Abstract

The Early Iron Age pottery of the Herefordshire-Cotswold region is marked by a predominance of the well-known duck-stamped ware associated with a thinner spread of pottery ornamented with tooled lines. It has been customary to equate the former with the presence of an intrusive culture now generally labelled Western Third B, while the linear-tooled pottery has been referred to the Western Second B culture and is held to represent the indigeneous population. However, this is based on the unwritten assumption that the pottery was produced in or near the home and hence can be used as a cultural type-fossil. Petrological examination suggests that this is unwarranted since it appears that the pottery was the object of a well organized trade involving specialist potters based in the Malvern district.
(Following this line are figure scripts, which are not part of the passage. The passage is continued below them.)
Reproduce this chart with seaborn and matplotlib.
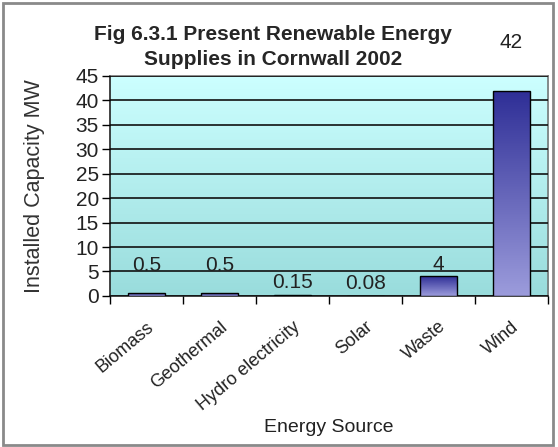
import numpy as np
import pandas as pd
import matplotlib
matplotlib.use('Agg')
import matplotlib.pyplot as plt
from matplotlib.colors import LinearSegmentedColormap
from matplotlib.patches import Rectangle
import seaborn as sns

sources = ['Biomass', 'Geothermal', 'Hydro electricity', 'Solar', 'Waste', 'Wind']
capacity = [0.5, 0.5, 0.15, 0.08, 4, 42]
labels = ['0.5', '0.5', '0.15', '0.08', '4', '42']
label_lift = [13, 13, 2, 2, 2, 28]   # points above bar top, as in the original

df = pd.DataFrame({'Energy Source': sources, 'Installed Capacity MW': capacity})

sns.set_theme(style='white')
plt.rcParams['font.family'] = ['Liberation Sans', 'DejaVu Sans']

fig = plt.figure(figsize=(5.58, 4.47), dpi=100)
ax = fig.add_axes([0.197, 0.338, 0.785, 0.492])

ax = sns.barplot(data=df, x='Energy Source', y='Installed Capacity MW',
                 width=0.5, color='#6666bb', edgecolor='black', linewidth=1, ax=ax)

# background gradient
bg = LinearSegmentedColormap.from_list('bg', ['#99dcdc', '#ccffff'])
grad = np.linspace(0, 1, 256).reshape(-1, 1)
ax.imshow(grad, cmap=bg, aspect='auto', origin='lower',
          extent=[-0.5, len(sources) - 0.5, 0, 45], zorder=0)

# bar gradients
barc = LinearSegmentedColormap.from_list('bar', ['#9c9cdc', '#2e2e96'])
for p in ax.patches:
    x0, y0 = p.get_x(), p.get_y()
    w, h = p.get_width(), p.get_height()
    im = ax.imshow(grad, cmap=barc, aspect='auto', origin='lower',
                   extent=[x0, x0 + w, y0, y0 + h], zorder=3)
    im.set_clip_path(p)
    p.set_facecolor('none')
    p.set_zorder(4)

ax.set_xlim(-0.5, len(sources) - 0.5)
ax.set_ylim(0, 45)

ax.set_yticks(range(0, 46, 5))
ax.yaxis.grid(True, color='#111111', linewidth=1.2)
ax.set_axisbelow(False)
for gl in ax.get_ygridlines():
    gl.set_zorder(2)

for i, (v, t) in enumerate(zip(capacity, labels)):
    ax.annotate(t, (i, v), xytext=(0, label_lift[i]), textcoords='offset points',
                ha='center', va='bottom', fontsize=15, color='#222222',
                annotation_clip=False, zorder=5)

# ticks between categories
ax.set_xticks(np.arange(-0.5, len(sources), 1))
ax.set_xticklabels([])
ax.set_xticks(range(len(sources)), minor=True)
ax.set_xticklabels(sources, minor=True, rotation=40, ha='right',
                   rotation_mode='anchor', fontsize=13, color='#222222')
ax.tick_params(axis='x', which='major', direction='out', length=6, width=1, color='black', bottom=True)
ax.tick_params(axis='x', which='minor', length=0, pad=16)
ax.tick_params(axis='y', direction='out', length=6, width=1, color='black', left=True,
               labelsize=15, pad=2, labelcolor='#222222')

for s in ax.spines.values():
    s.set_color('#222222')
    s.set_linewidth(1.2)
ax.spines['right'].set_color('#777777')
ax.spines['top'].set_color('#777777')

ax.set_xlabel('Energy Source', fontsize=14, labelpad=4, color='#222222')
ax.set_ylabel('Installed Capacity MW', fontsize=15.5, labelpad=22, color='#333333')

fig.text(0.49, 0.895, 'Fig 6.3.1 Present Renewable Energy\nSupplies in Cornwall 2002',
         ha='center', va='center', fontsize=15, fontweight='bold', linespacing=1.4)

fig.patches.append(Rectangle((0.006, 0.004), 0.985, 0.99, transform=fig.transFigure,
                             fill=False, edgecolor='#8a8a8a', linewidth=2))

fig.savefig('out.png', dpi=100)
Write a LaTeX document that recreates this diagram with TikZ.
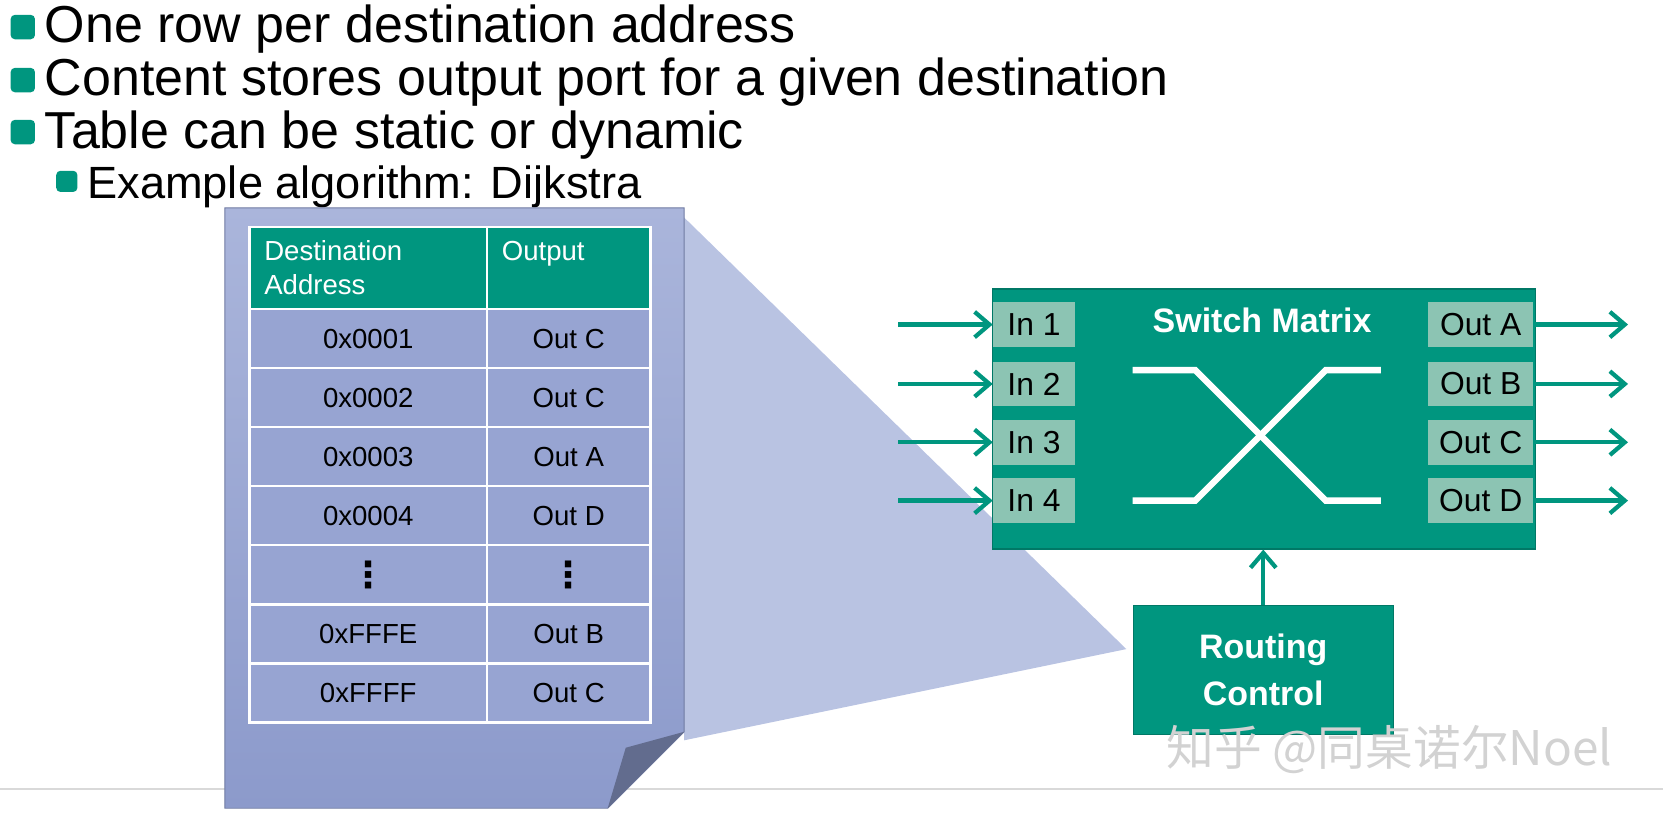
\documentclass[tikz,border=0pt]{standalone}
\usepackage{fontspec}
\setmainfont{Liberation Sans}
\newfontfamily\cjk{Noto Sans CJK SC}
\newfontfamily\dejavu{DejaVu Sans}
\usepackage{xcolor}
\usetikzlibrary{positioning, calc, arrows.meta}
\definecolor{teal}{HTML}{00967F}
\definecolor{portfill}{HTML}{8CC4B3}
\definecolor{docTop}{HTML}{AAB5DB}
\definecolor{docBot}{HTML}{8C9ACB}
\definecolor{cellfill}{HTML}{97A4D2}
\definecolor{funnel}{HTML}{B9C3E2}
\newcommand{\vdotsglyph}{{\dejavu\bfseries\fontsize{17}{17}\selectfont ⋮}}
\begin{document}
\begin{tikzpicture}[x=0.5pt, y=-0.5pt, >={Straight Barb[length=7pt,width=12pt,line width=2pt]},
  bullet/.style={fill=teal, rounded corners=2pt},
  bul/.style={anchor=base west, inner sep=0pt, font=\fontsize{24.5}{27}\selectfont},
  cell/.style={draw=white, line width=1.2pt, fill=cellfill, minimum width=#1, minimum height=28pt,
    inner sep=0pt, font=\fontsize{13}{15}\selectfont},
  head/.style={draw=white, line width=1.2pt, fill=teal, minimum width=#1, minimum height=38.5pt,
    inner xsep=7pt, inner ysep=0pt, text=white, font=\fontsize{13}{16}\selectfont},
  port/.style={fill=portfill, minimum width=38.5pt, minimum height=21pt, inner sep=0pt,
    font=\fontsize{15}{17}\selectfont},
  oport/.style={port, minimum width=49.5pt},
  flow/.style={->, draw=teal, line width=2pt},
  xline/.style={draw=white, line width=3pt}]
  \useasboundingbox (0,0) rectangle (1568,768);
  % footer line
  \draw[gray!30, line width=0.6pt] (0,744) -- (1568,744);
  % Bullets
  \fill[bullet] (10,14) rectangle (33,37);
  \fill[bullet] (10,64) rectangle (33,87);
  \fill[bullet] (10,113) rectangle (33,136);
  \fill[bullet] (53,161) rectangle (73,181);
  \node[bul] (b1) at (42,40) {One row per destination address};
  \node[bul] (b2) at (42,90) {Content stores output port for a given destination};
  \node[bul] (b3) at (42,140) {Table can be static or dynamic};
  \node[bul, font=\fontsize{21.3}{24}\selectfont] (b4) at (82,187) {Example algorithm: Dijkstra};
  % Zoom funnel
  \fill[funnel] (645,205) -- (1062,612) -- (645,698) -- cycle;
  % Document page
  \shade[top color=docTop, bottom color=docBot, draw=docBot!80!black, line width=0.4pt]
    (212,196) -- (645,196) -- (645,690) -- (573,762) -- (212,762) -- cycle;
  \fill[docBot!70!black] (645,690) -- (590,705) -- (573,762) -- cycle;
  % Table
  \node[head=112pt, anchor=north west, align=left, text width=98pt] (h1) at (234,213)
    {Destination\\Address};
  \node[head=77pt, anchor=north west, align=left, text width=63pt] (h2) at (458,213)
    {Output\\\mbox{}};
  \foreach \addr/\out [count=\i] in {0x0001/Out C, 0x0002/Out C, 0x0003/Out A, 0x0004/Out D,
      \vdotsglyph/\vdotsglyph, 0xFFFE/Out B, 0xFFFF/Out C} {
    \node[cell=112pt, anchor=north west] (a\i) at ($(234,290)+(0,{(\i-1)*55.7})$) {\addr};
    \node[cell=77pt, anchor=north west] (o\i) at ($(458,290)+(0,{(\i-1)*55.7})$) {\out};
  }
  % Switch matrix
  \node[fill=teal, draw=teal!80!black, line width=0.6pt, minimum width=256pt, minimum height=122.5pt,
    anchor=north west, inner sep=0pt] (sm) at (935,272) {};
  \node[text=white, font=\bfseries\fontsize{16}{18}\selectfont] (smt) at (1190,302) {Switch Matrix};
  \foreach \y [count=\i] in {306,362,417,472} {
    \node[port, anchor=west] (in\i) at (936,\y) {In \i};
    \coordinate (src\i) at (847,\y);
    \draw[flow] (src\i) -- (in\i.west);
  }
  \foreach \y/\l in {306/A,362/B,417/C,472/D} {
    \node[oport, anchor=east] (out\l) at (1446,\y) {Out \l};
    \coordinate (dst\l) at (1535,\y);
    \draw[flow] (out\l.east) -- (dst\l);
  }
  \draw[xline] (1068,349) -- (1127,349) -- (1250,472) -- (1302,472);
  \draw[xline] (1068,472) -- (1127,472) -- (1250,349) -- (1302,349);
  % Routing control
  \node[fill=teal, draw=teal!80!black, line width=0.6pt, minimum width=122.5pt, minimum height=61pt,
    anchor=north west, inner sep=0pt, align=center, text=white,
    font=\bfseries\fontsize{16}{22}\selectfont] (rc) at (1068,570) {Routing\\Control};
  \draw[flow] (rc.north) -- (sm.south -| rc.north);
  % watermark
  \node[anchor=base, text=gray!35, font=\cjk\fontsize{22.5}{24}\selectfont] (wm) at (1310,722)
    {知乎 @同桌诺尔Noel};
\end{tikzpicture}
\end{document}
The distribution could thus be due to purely commercial factors, and this necessitates a reassessment of the cultural interpretation. The object of this paper is to present the new evidence and to discuss briefly its implications.Although concerned mainly with the stamp ornamented and linear tooled ware of the west Midland and Cotswold regions, this paper deals occasionally with undecorated pieces. The ornamented vessel from Pen Dinas, Aberystwyth has been included because of its obvious resemblance to some of the pots from Bredon Hill, Worcestershire, but other stamped sherds such as that from Methyr Mawr, Glamorgan or the Cornish duck-stamped pottery have been excluded on typological grounds.